Fue un dato nuevo que tuvieron que enfrentar al trasplantarse a otro medio cultural, en el que muy a menudo esas expresiones de religiosidad de origen africano —santería, vudú, candomblé— se estigmatizan socialmente como demoníacas, exóticas e incivilizadas —en breve, ajenas al llamado credo americano. El caso del sacerdote Ernesto Pichardo, de la iglesia Babalu Aye de Hialeah, constituyó sin dudas un paso hacia delante, aunque a la larga no exento de problemas, después de un dictamen de la Corte Suprema (1993) que marcó un parteaguas y concitó adhesiones y simpatías en medios liberales estadounidenses por constituir un indicador alteridad, y en última instancia de pluralismo, diversidad y multiculturalismo.
Pero en este punto esos mismos actores caen, no tanto por razones teológico-rituales que no son de mi competencia, sino por lo más importante: por reproducir las limitaciones de una cultura matriz en la que señorean la centralización, la exclusión y la homofobia, lastres muy difíciles de quemar, como un combustible pesado. Y, desde este punto de vista, el microclima donde se mueven tampoco ayuda porque demasiadas veces es más de lo mismo. No valen mucho las hojas de parra en el sentido de reconocer las libertades religiosas garantizadas por la Constitución de Estados Unidos, por un lado, y por otro botar de los predios a quienes violen normativas por ellos impuestas. En la entrelínea hay otras dos palabras terriblemente reales: poder y control.
Pero hay aquí implicado otro problema: el ejercicio de la religión, que forma parte de la cultura, no puede permanecer al margen de los tiempos, caracterizados por una transnacionalidad y una porosidad fronteriza que descolocan de por sí cualquier intento de esencialismo. Voy a mencionar solo tres datos al pasar por este tema: el in-between es hoy la norma; la hibridación, un modo de ser y existir; las literaturas nacionales ya no pueden constreñirse a la lengua como requisito sine qua non de literaturidad. Se trata también un problema de miras y, sobre todo, de futuridad.
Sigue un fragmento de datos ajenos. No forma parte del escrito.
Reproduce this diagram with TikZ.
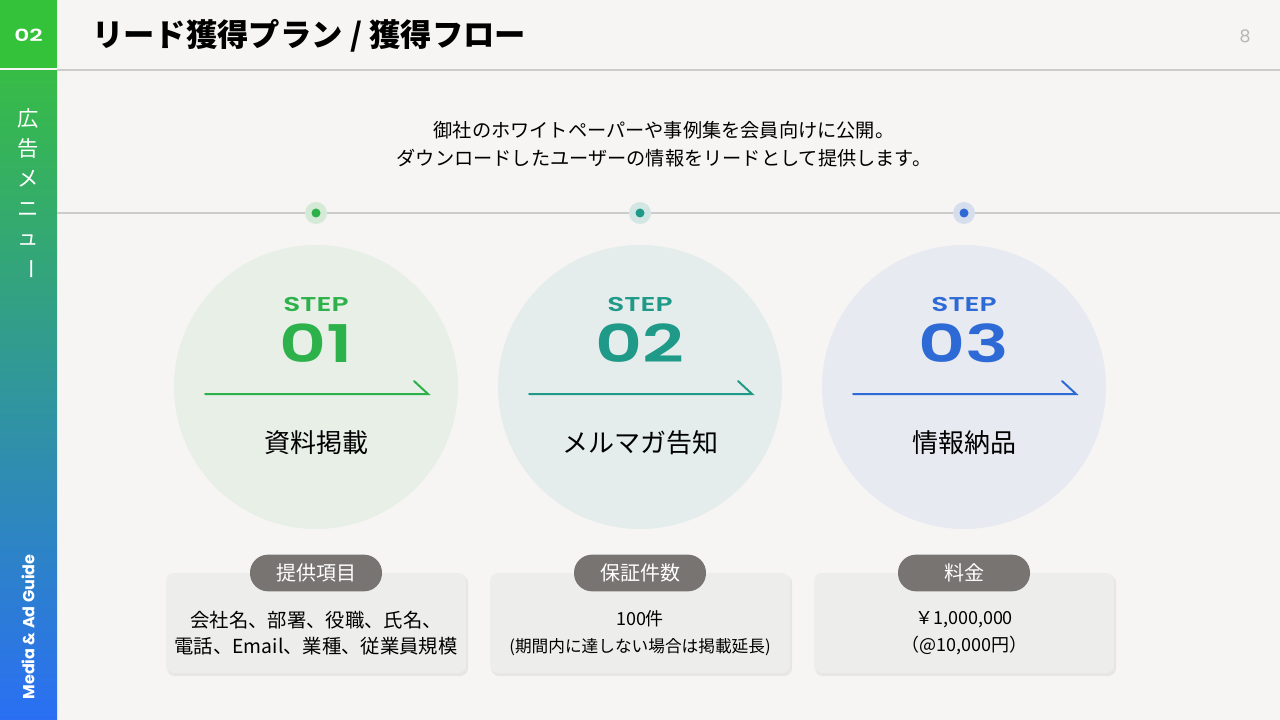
\documentclass[tikz,border=0pt]{standalone}
\usepackage{fontspec}
\setmainfont{Noto Sans CJK JP}
\newfontfamily\wideface{Poppins SemiBold}[FakeStretch=1.4]
\newfontfamily\guideface{Poppins}

\definecolor{bgpage}{HTML}{F6F5F3}
\definecolor{badgegreen}{HTML}{35C23B}
\definecolor{sidegreen}{HTML}{37BC46}
\definecolor{sideteal}{HTML}{2598A0}
\definecolor{sideblue}{HTML}{2A6FF4}
\definecolor{rulegray}{HTML}{CCCCCC}
\definecolor{pagegray}{HTML}{B5B5B5}
\definecolor{stepgreen}{HTML}{2DB24B}
\definecolor{stepteal}{HTML}{1F9A88}
\definecolor{stepblue}{HTML}{2E6AD6}
\definecolor{halogreen}{HTML}{D4E9D6}
\definecolor{haloteal}{HTML}{D2E6E3}
\definecolor{haloblue}{HTML}{D6DEEE}
\definecolor{circgreen}{HTML}{E7EFE6}
\definecolor{circteal}{HTML}{E4EDEB}
\definecolor{circblue}{HTML}{E7EAF1}
\definecolor{boxgray}{HTML}{EDEDEC}
\definecolor{boxshade}{HTML}{E7E6E4}
\definecolor{pillgray}{HTML}{787472}

\begin{document}
\begin{tikzpicture}[x=0.75pt,y=0.75pt,yscale=-1,xscale=1,
    sidechar/.style={inner sep=0.75pt, text=white, font=\fontsize{16}{16}\selectfont},
    steplbl/.style={inner sep=0.75pt, font=\wideface\fontsize{15}{15}\selectfont},
    stepnum/.style={inner sep=0.75pt, font=\wideface\fontsize{39}{39}\selectfont},
    steptitle/.style={inner sep=0.75pt, font=\fontsize{19.5}{19.5}\selectfont},
    arrowline/.style={line width=1.5pt, line cap=round},
    pill/.style={fill=pillgray, text=white, rounded corners=13.5pt, minimum width=99pt, minimum height=27.5pt, inner sep=0pt, font=\fontsize{15}{15}\selectfont},
    boxtext/.style={inner sep=0.75pt, align=center, font=\fontsize{13.5}{20}\selectfont}]
    \useasboundingbox (0,0) rectangle (1280,720);
    \fill[bgpage] (0,0) rectangle (1280,720);

    %Shape: Badge
    \fill[badgegreen] (0,0) rectangle (57,68);
    %Shape: Side bar
    \shade[top color=sidegreen, middle color=sideteal, bottom color=sideblue] (0,71) rectangle (57,720);
    %Straight Lines
    \draw[rulegray, line width=1pt] (57,70) -- (1280,70);
    \draw[rulegray, line width=1.1pt] (57,213) -- (1280,213);

    % Text Node
    \draw (28.5,35) node [inner sep=0.75pt, text=white, font=\wideface\fontsize{12.5}{12.5}\selectfont] (badge) {02};
    % Text Node
    \draw (28,118) node [sidechar] (sideA) {広};
    \draw (28,148) node [sidechar] (sideB) {告};
    \draw (28,179) node [sidechar] (sideC) {メ};
    \draw (28,210) node [sidechar] (sideD) {ニ};
    \draw (28,240) node [sidechar] (sideE) {ュ};
    \draw (28,269) node [sidechar] (sideF) {\rotatebox{-90}{ー}};
    % Text Node
    \draw (28,627) node [rotate=90, inner sep=0.75pt, text=white, font=\guideface\bfseries\fontsize{12}{12}\selectfont] (guide) {Media \& Ad Guide};
    % Text Node
    \draw (91,36) node [anchor=west, inner sep=0.75pt, font=\bfseries\fontsize{23.5}{23.5}\selectfont] (title) {リード獲得プラン / 獲得フロー};
    % Text Node
    \draw (1245,36) node [inner sep=0.75pt, text=pagegray, font=\guideface\fontsize{13}{13}\selectfont] (pageno) {8};
    % Text Node
    \draw (664,130) node [inner sep=0.75pt, font=\fontsize{14.4}{14.4}\selectfont] (introA) {御社のホワイトペーパーや事例集を会員向けに公開。};
    \draw (664,158) node [inner sep=0.75pt, font=\fontsize{14.4}{14.4}\selectfont] (introB) {ダウンロードしたユーザーの情報をリードとして提供します。};

    %Shape: Timeline dots
    \fill[halogreen] (316,213) circle (11);
    \fill[stepgreen] (316,213) circle (4.5);
    \fill[haloteal] (640,213) circle (11);
    \fill[stepteal] (640,213) circle (4.5);
    \fill[haloblue] (964,213) circle (11);
    \fill[stepblue] (964,213) circle (4.5);

    %Shape: Circles
    \fill[circgreen] (316,387) circle (142);
    \fill[circteal] (640,387) circle (142);
    \fill[circblue] (964,387) circle (142);

    % Step 01
    \draw (316,304) node [steplbl, text=stepgreen] (stepA) {STEP};
    \draw (316,343) node [stepnum, text=stepgreen] (numA) {01};
    \coordinate (arrA0) at (205,394);
    \coordinate (arrA1) at (428,394);
    \draw[arrowline, stepgreen] (arrA0) -- (arrA1) -- ++(-14,-13);
    \draw (316,443) node [steptitle] (titleA) {資料掲載};

    % Step 02
    \draw (640,304) node [steplbl, text=stepteal] (stepB) {STEP};
    \draw (640,343) node [stepnum, text=stepteal] (numB) {02};
    \coordinate (arrB0) at (529,394);
    \coordinate (arrB1) at (752,394);
    \draw[arrowline, stepteal] (arrB0) -- (arrB1) -- ++(-14,-13);
    \draw (640,443) node [steptitle] (titleB) {メルマガ告知};

    % Step 03
    \draw (964,304) node [steplbl, text=stepblue] (stepC) {STEP};
    \draw (964,343) node [stepnum, text=stepblue] (numC) {03};
    \coordinate (arrC0) at (853,394);
    \coordinate (arrC1) at (1076,394);
    \draw[arrowline, stepblue] (arrC0) -- (arrC1) -- ++(-14,-13);
    \draw (964,443) node [steptitle] (titleC) {情報納品};

    %Shape: Info boxes
    \fill[boxshade, rounded corners=6pt] (167,575) rectangle (468,676);
    \fill[boxgray, rounded corners=6pt] (166,573) rectangle (466,673);
    \fill[boxshade, rounded corners=6pt] (491,575) rectangle (792,676);
    \fill[boxgray, rounded corners=6pt] (490,573) rectangle (790,673);
    \fill[boxshade, rounded corners=6pt] (815,575) rectangle (1116,676);
    \fill[boxgray, rounded corners=6pt] (814,573) rectangle (1114,673);

    % Text Node
    \draw (316,573) node [pill] (pillA) {提供項目};
    \draw (316,633) node [boxtext, font=\fontsize{14.5}{20}\selectfont] (infoA) {会社名、部署、役職、氏名、\\電話、Email、業種、従業員規模};
    % Text Node
    \draw (640,573) node [pill] (pillB) {保証件数};
    \draw (640,633) node [boxtext] (infoB) {100件\\{\fontsize{12.5}{12.5}\selectfont (期間内に達しない場合は掲載延長)}};
    % Text Node
    \draw (964,573) node [pill] (pillC) {料金};
    \draw (964,633) node [boxtext] (infoC) {￥1,000,000\\（@10,000円）};
\end{tikzpicture}
\end{document}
Alguien escribió alguna vez que tradición que no se abre está condenada a repetirse —y peor aún, a estancarse y no pasar la dura prueba del tiempo. Por si se ha olvidado, conviene recordar aquí que los cakes y los violines, de amplia aceptación en la santería cubana, no vinieron de Nigeria, sino de Estados Unidos y Europa, es decir, que ni en su génesis misma ni en su historia la Regla de Ocha fue una villa carolingia o un salón de operaciones culturalmente aséptico.
Y quizás lo más importante: que el ecumenismo significa la posibilidad de encontrar la comunidad dentro de las diferencias, mucho más en el caso de dos sistemas que son árbol y rama, dedo y huella.